In a more realistic setting (by that I mean something you regularly do) you are more likely declaring the array on the heap (using Python) and passing to a function, in that case there is little difference between the either Fortran of C for simple operations like you described.



if what you are doing is that simple you can do it straight in numpy. or use numexpr to multithread it. i would only jump out of python if it was impossible to express what i needed without a loop.There are a couple of points here, the first one of which is important. One, the operation I expressed is obviously only going to be written in a compiled language if it is a part of a large loop. You may have many such operations in such a loop. So using numpy or numexpr is to slow. In this case that part of the operation (something that is similar to what we very commonly do as scientific programmers) is far easier and safer to do in Fortran than C.

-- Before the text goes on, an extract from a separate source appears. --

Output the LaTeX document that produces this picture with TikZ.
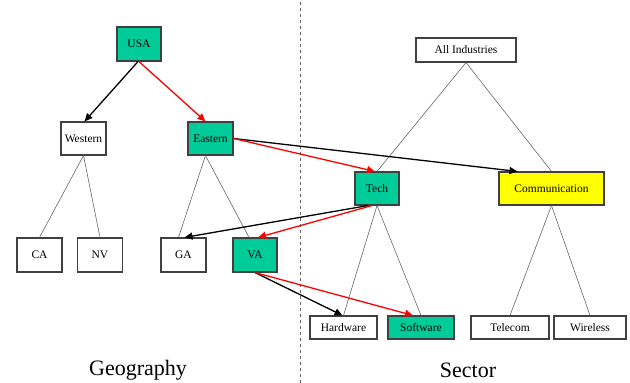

Second point (a very minor one and arguably practically unimportant in most cases) if you are really after optimal performance on a complex operation you won't get that from numexpr either. To understand this you need to understand expression templates. I used to use these regularly back in my C++ days and they still are not optimal in performance. One while they solve the problem of temporary array allocation of "old fashioned" operating overloading for some operations they do not do them for them all. For example matrix multiplication (in general) still needs the creation of a temporary. So depending on the exact bottleneck in the code numpexpr may still be far from optimal. Admittedly this is a minor issue as it is uncommon (although it does happen) in practice. My first point is very relevant however.

One other point that should be highlighted, you note you could just as easily do that with operation with numpy. The reverse way to look at it is, it is nearly as easy to use Fortran as numpy (this certainly could not be said about C), but you will get the speed of a compiled language. For writing scientific extensions, where you want to do large amounts of these kinds of operations inside loops, this is invaluable.